Now what I also could do is write a script to parse the shape files, construct polygons in sdl or love2d, and save it to a surface with simplified colors, and output that to bmp.

It's perfectly doable, but technically I'm on savings and supposed to be calling companies right now to see if I can get hired instead of being a bum :P

Comments
  • 7
    Suggestion for dealing with ocean, build a terrain map using topographical data and key using that. Some free terrain datasets https://www.opentopodata.org/
  • 1
    Admittedly, this is... More work...
  • 2
    Also, anything involving coordinate systems is a bit crazy. Having messed up more than one.
  • 2
    Actually that's not a bad idea at all.
    Api limitation would take ages on that site, but in theory, if I open the maps and align and scale them (so we get a roughly one to one correspondance between the pixels on each), then its striaghtforward to consume the one biome map, use the elevation map as a key, and then using PIL, copy and output only those source image pixels which would be above sea level.

    This of course wont work for death valley, but that'll be easy enough to fill in by hand. Lot quicker than hand editing the full map too.

    Thank you Atheist!
    Cant believe I didnt consider this before.
  • 3
    Think you can also host locally or get a free topographical dataset and parse (looks like their docs link to some), or just, yes match image sizes, key from that.
  • 2
    Soon as I heard "and I'll do this manually for data", I was like, "That sounds boring, how can we cheat..." 😂
  • 3
    @atheist beats building a full parser/renderer for 17gbs worth of shapefiles.
  • 5
    In the mid-90s I had a job converting 75 degree paper maps to digital maps for the government. I had a digitizing table with a janky mouse-like device that had magnetic wire crosshairs that I’d have to align with whatever feature I was mapping. Usually roads and boundary lines. Just pointing and clicking to make dot-to-dot sets of arcs that would translate to coordinate points in an ESRI Arc-GIS Oracle database. Then I had to write and run scripts to clean up the data for storing in a digital warehouse. It was time-consuming and tedious work. In the end I mapped millions of acres.
  • 5
    I graduated from a reputable maps school here in Nova Scotia, I didn’t take anything really related to Gis since I was in the programming course, but it’s really quite neat and way more involved than I had expected it to be.

    Maps are cool.
  • 2
    @stackodev that sounds like the coolest fucking job. Thank you for your blood sweat and tears.

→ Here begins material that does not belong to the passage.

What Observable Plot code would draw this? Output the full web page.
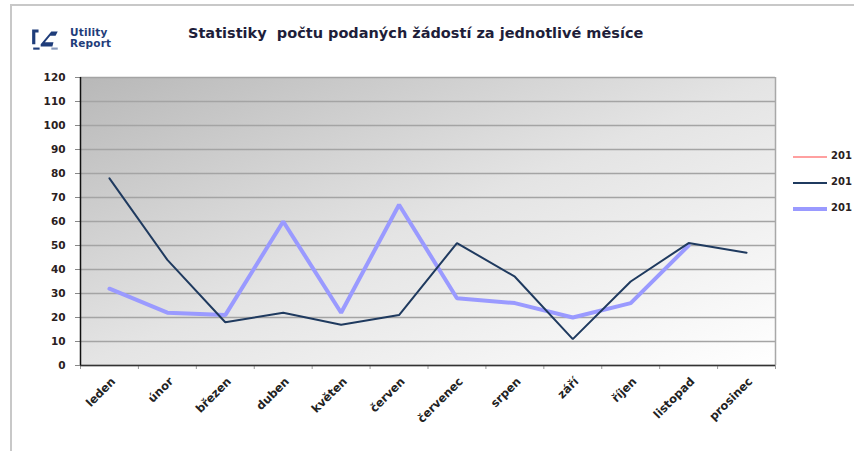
<!DOCTYPE html>
<html><head><meta charset="utf-8">
<script src="https://cdn.jsdelivr.net/npm/d3@7"></script>
<script src="https://cdn.jsdelivr.net/npm/@observablehq/plot@0.6"></script>
<style>
body{margin:0;background:#fff;}
#wrap{position:relative;width:854px;height:451px;overflow:hidden;font-family:"DejaVu Sans",sans-serif;}
#frameTop{position:absolute;left:10px;top:4px;width:850px;height:2px;background:#c8c8c8;}
#frameLeft{position:absolute;left:10px;top:4px;width:2px;height:460px;background:#c8c8c8;}
#chart{position:absolute;left:0;top:0;}
#logo{position:absolute;left:30px;top:26px;width:95px;height:28px;}
#logoText{position:absolute;left:40px;top:1px;font:bold 10.5px/11px "DejaVu Sans",sans-serif;color:#1f3d7a;letter-spacing:0.2px;}
#title{position:absolute;left:188px;top:25px;font:bold 14.5px "DejaVu Sans",sans-serif;color:#1e1e3a;white-space:pre;}
.lg{position:absolute;left:793px;width:34px;}
.lgt{position:absolute;left:831px;font:bold 10px "DejaVu Sans",sans-serif;color:#2a2020;white-space:nowrap;}
</style></head><body>
<div id="wrap">
 <div id="frameTop"></div><div id="frameLeft"></div>
 <div id="logo">
  <svg width="32" height="26" viewBox="0 0 30 24">
   <path d="M2 3 H8 V6 H5 V17 H2 Z" fill="#1f3d7a"/>
   <path d="M10 17 L20 5 L26 5 L24 9 L19 9 L14 15 L22 15 L21 19 L10 19 Z" fill="#1f3d7a"/>
   <path d="M3 20 H9 V22 H3 Z" fill="#1f3d7a"/>
   <path d="M20 20 H26 V22 H20 Z" fill="#8899bb"/>
  </svg>
  <div id="logoText">Utility<br>Report</div>
 </div>
 <div id="title">Statistiky  počtu podaných žádostí za jednotlivé měsíce</div>
 <div id="chart"></div>
 <div id="legend"></div>
</div>
<script>
const months = ["leden","únor","březen","duben","květen","červen","červenec","srpen","září","říjen","listopad","prosinec"];
const seriesNames = ["201","201","201"];
const seriesColors = ["#ffa0a0","#1f3a5f","#9a9aff"];
const values2011 = [];
const values2012 = [78,44,18,22,17,21,51,37,11,35,51,47];
const values2013 = [32,22,21,60,22,67,28,26,20,26,50];
const yTicks = d3.range(0,121,10);

const rows2012 = values2012.map((v,i)=>({i, v}));
const rows2013 = values2013.map((v,i)=>({i, v}));
const rows2011 = values2011.map((v,i)=>({i, v}));

const svg = Plot.plot({
  width: 854, height: 451,
  marginLeft: 80, marginRight: 79, marginTop: 77, marginBottom: 86,
  style: {background:"transparent", color:"#2a2020", overflow:"visible"},
  x: {domain:[0,12], axis:null, label:null},
  y: {domain:[0,120], axis:null, label:null},
  marks: [
    Plot.frame({fill:"#d0d0d0", stroke:"none"}),
    Plot.gridY(yTicks, {stroke:"#a4a4a4", strokeOpacity:1, strokeWidth:1.5}),
    Plot.ruleX([12], {stroke:"#a8a8a8", strokeWidth:1.5}),
    Plot.axisY({ticks:yTicks, label:null, tickSize:5, tickPadding:10, fontWeight:"bold", fontSize:10.5, fontFamily:"DejaVu Sans", stroke:"#888"}),
    Plot.axisX({ticks:d3.range(13), label:null, tickSize:4, tickFormat:()=>"", stroke:"#999"}),
    Plot.text(months, {x:(d,i)=>i+0.5, y:0, text:d=>d, rotate:-45, textAnchor:"end", dx:4, dy:14, fontWeight:"bold", fontSize:11.5, fontFamily:"DejaVu Sans", fill:"#222"}),
    Plot.ruleY([0], {stroke:"#333", strokeWidth:1.5}),
    Plot.ruleX([0], {stroke:"#111", strokeWidth:1.5}),
    Plot.line(rows2011, {x:d=>d.i+0.5, y:"v", stroke:seriesColors[0], strokeWidth:1}),
    Plot.line(rows2013, {x:d=>d.i+0.5, y:"v", stroke:seriesColors[2], strokeWidth:4, strokeLinejoin:"miter"}),
    Plot.line(rows2012, {x:d=>d.i+0.5, y:"v", stroke:seriesColors[1], strokeWidth:2, strokeLinejoin:"miter"})
  ]
});
// gradient fill for plot area
const ns = "http://www.w3.org/2000/svg";
const defs = document.createElementNS(ns,"defs");
defs.innerHTML = '<linearGradient id="bgGrad" x1="0" y1="0" x2="1" y2="1"><stop offset="0" stop-color="#b8b8b8"/><stop offset="0.5" stop-color="#e4e4e4"/><stop offset="1" stop-color="#ffffff"/></linearGradient>';
svg.insertBefore(defs, svg.firstChild);
let fr = svg.querySelector('[aria-label="frame"]');
if (fr) { const r = fr.tagName.toLowerCase()==="rect" ? fr : fr.querySelector("rect"); if (r) r.setAttribute("fill","url(#bgGrad)"); }
document.getElementById("chart").appendChild(svg);

// legend
const lg = document.getElementById("legend");
const lgY = [157,183,209], lgW = [1.5,2.5,4];
seriesNames.forEach((n,k)=>{
  const l = document.createElement("div");
  l.className="lg"; l.style.top=(lgY[k]-lgW[k]/2)+"px"; l.style.height=lgW[k]+"px"; l.style.background=seriesColors[k];
  lg.appendChild(l);
  const t = document.createElement("div");
  t.className="lgt"; t.style.top=(lgY[k]-7)+"px"; t.textContent=n;
  lg.appendChild(t);
});
</script>
</body></html>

    We've come a long way in some ways.
  • 1
    @TurtleTheDev holy shit, that's so far north you-re probably a viking.

    Maps really are cool.

    I'll mail you one so you can navigate and sail the ol' long boat down to my neck of the woods.
  • 2
    @Wisecrack Thanks. I deeply regret not doing a separate contract which was getting on a 4-wheeler and driving out into the national forest to take GPS points of various roads. What a cool experience that would’ve been. I often wonder whether I would’ve enjoyed a GIS career more than this web dev career I’ve had for 25 years. I could’ve even gotten into the remote sensing industry and maybe even done some stuff with satellites with LiDAR and such.
  • 0
    @stackodev Is it too late to dream different dreams, dreams you dreamed so long ago?
  • 1
    @Wisecrack It feels like it. I’m older and getting weary of building any kind of career. Planning on trying to retire early and get more meaning out of life than a constant grind 8:30-5:30 job in anything at all. Maybe I’ll finally try to finish writing one of the many manuscripts I started over the years and become a published author.
  • 0
    @Nanos why are nautical 'miles' measured in meters though? Was it like the brits trying to assert themselves on their american cousins?
  • 0
    @Nanos 14 pt is getting too small for me. I have progressive lenses and 16 is the most comfortable.